Juicy chicken thighs are baked with smoky bacon, bitter radicchio, and nutty lentils to create the perfect hearty and healthy meal!
Prep Time 5 mins
Cook Time 1 hr 10 mins
Course Main Course
Cuisine American, French
Servings 8 servings


  • 1 tablespoon extra virgin olive oil
  • 1/4 pound bacon diced
  • 3 lbs. chicken thighs 6 to 8 pieces
  • salt and freshly ground black pepper
  • 2 cups finely chopped onions
  • 1/2 cup finely chopped celery about 1 rib
  • 4 gloves garlic sliced
  • 2-1/2 teaspoons ground cumin
  • 2 cups finely chopped radicchio about 1/2 head, cored
  • 1 tablespoon red wine vinegar
  • 2 tablespoons minced fresh sage
  • 2 cups lentils
  • 3 cups chicken stock more if needed


  • Heat oil in a 4-quart ovenproof casserole.  Add bacon and cook on medium until golden.  Remove with slotted spoon.

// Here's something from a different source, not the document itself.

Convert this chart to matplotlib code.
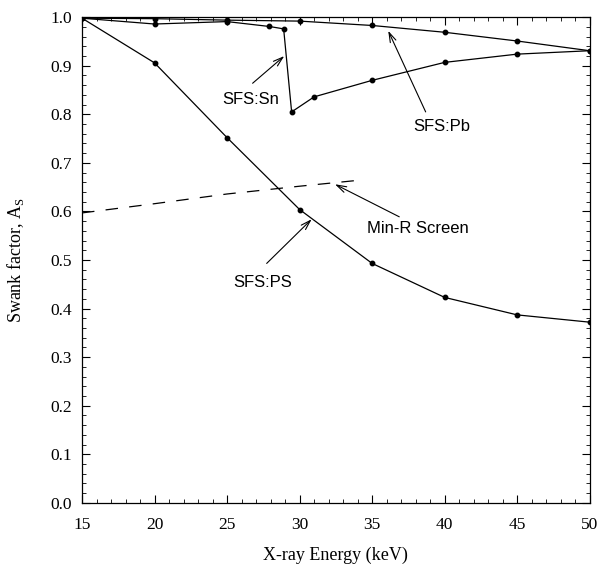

  • Pat chicken dry, season with salt and pepper and add, skin side down.  Sear until golden on medium-high heat, working in two shifts if necessary.  Remove from pan.
  • Heat oven to 300 degrees F.  Pour off all but 2 tablespoons fat from pan.
  • Add onions, celery and garlic, cook on medium until soft and translucent.  Stir in cumin.  Add radicchio, vinegar and sage; saute briefly.
  • Add lentils, stock, and cooked bacon.
  • Return chicken to pan, bring to a simmer, cover and place in oven.  Cook about an hour, until lentils are tender and most of the liquid has been absorbed, but not all.
  • Check seasoning, adding more salt and pepper if needed, then serve.